Wright State University’s board of trustees voted to approve its own contract offer Sunday for the school’s faculty union but it won’t mean an end to the strike as the group’s leaders have already said they will return to the picket line.
Members of Wright State’s chapter of the American Association of University Professors have been on strike for 13 days, potentially making it the longest in state history. They have been picketing at entrances to campus along Colonel Glenn Highway.
“I think this is a reasonable offer,” Wright State president Cheryl Schrader said. “(The offer) has listened to many of the issues that have been brought forth by union leadership…I think in the end this is really about financial considerations that need to occur in order for the university to look forward to financial sustainability.”
The administration has asked that the AAUP-WSU put the proposed contract to a vote but union president Martin Kich said the group would not do that because no “tentative agreement” has been reached yet. Kich called the board’s action “a stunt” and said that he can’t imagine the board of trustees voting on a union-created proposal, simply because AAUP-WSU members approved of it.
Wright State’s budget problems and the issue of health care were the central focus of Sunday’s meeting. Schrader has criticized the union’s previous health care benefits as unsustainable and the “Cadillac” of plans.
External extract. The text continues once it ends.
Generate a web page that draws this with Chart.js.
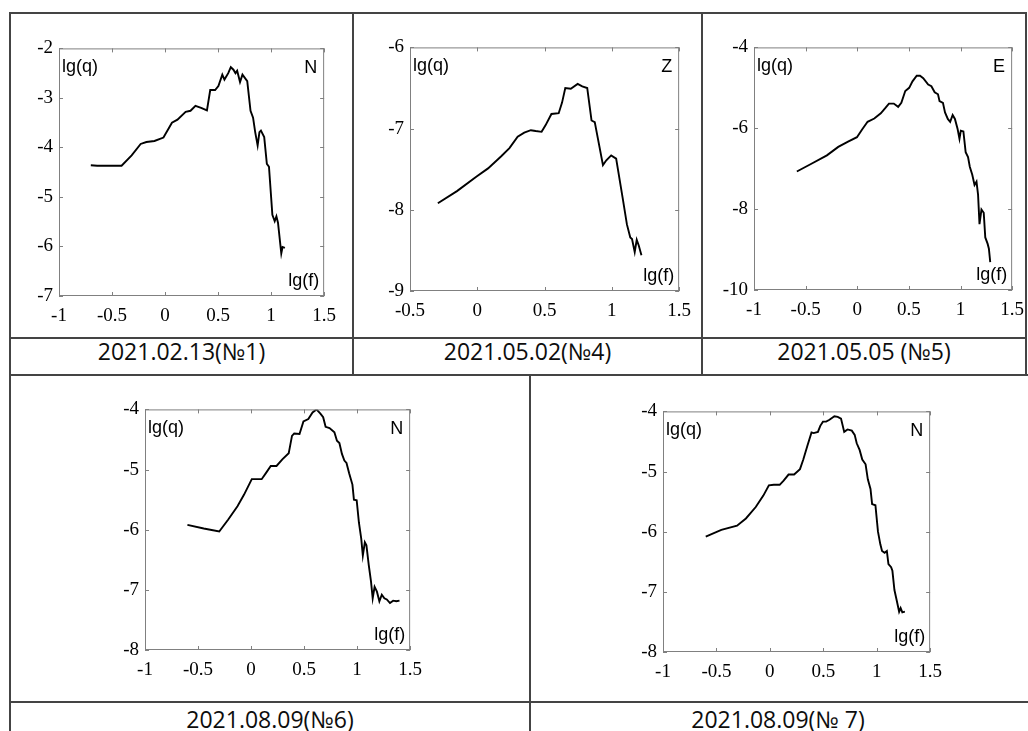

Several trustees called for the union to join a university-wide health plan in order to save the school money. Wright State is in the process of digging its way out of a budget crisis after the school reduced spending by around $53 million in fiscal year 2018.
The terms of employment imposed by the Wright State board of trustees on Jan. 4 state that health care can be changed at the university’s discretion. The administration must give 60-days notice to the faculty union before health benefits are altered, according to the terms.
AAUP-WSU leaders have long said that agreeing to the administration’s terms for health care would eliminate their right to bargaining for health benefits.
During a negotiating session Friday afternoon, the administration offered the union a contract that would maintain previous contract language when it comes to layoffs and workload and would limit possible furlough days to one per semester, WSU spokesman Seth Bauguess said. The offer would maintain summer teaching rotations for professors, though they would receive less money for them.
If the union had accepted the offer, it would guarantee up to a 2.5 percent pay raise for union faculty each year of the final two years of the contract. The offer was contingent on members of the Wright State chapter of the American Association of University Professors joining the school’s uniform health care plan.
Union leaders have already said the strike will continue after the administration rejected an offer they made late Saturday. The faculty union, Kich said, will remain on strike to safeguard the organization’s voice which “allows us to protect the academic integrity of our programs.”
The AAUP-WSU offered the administration around “$8 million in concessions” on Saturday, according to a press release from the union. Those concessions included what the AAUP-WSU said would be a 20 percent reduction in pay for faculty who teach summer classes.
During Saturday’s negotiations, union leaders said they offered to join the uniform health care plan if the administration allowed them to continue bargaining about premiums, deductible and out-of-pocket maximums. The offer would allow the administration to have control over co-pays, drug co-pays and health savings account contributions, among other thins, according to an AAUP-WSU press release.
AAUP-WSU leaders also reiterated their sentiment expressed Friday when the board of trustees offered a contract deal that would give the union raises in 2022 and 2023. The union has said the two pay raises would not actually amount to an increase in pay because of reductions that would be made through health care and summer pay.
The administration offered the union a contract that would maintain previous contract language when it comes to layoffs and workload and would limit possible furlough days to one per semester, WSU spokesman Seth Bauguess has said.
“When the board hired President Schrader and an outside attorney, their goal was to break the union. The reason the faculty are on strike is to save our union, because it gives us a voice at the University,” Kich said in a prepared statement. “These Trustees have not served this public university well. They do not understand higher education and they should not be allowed to determine the curriculum.”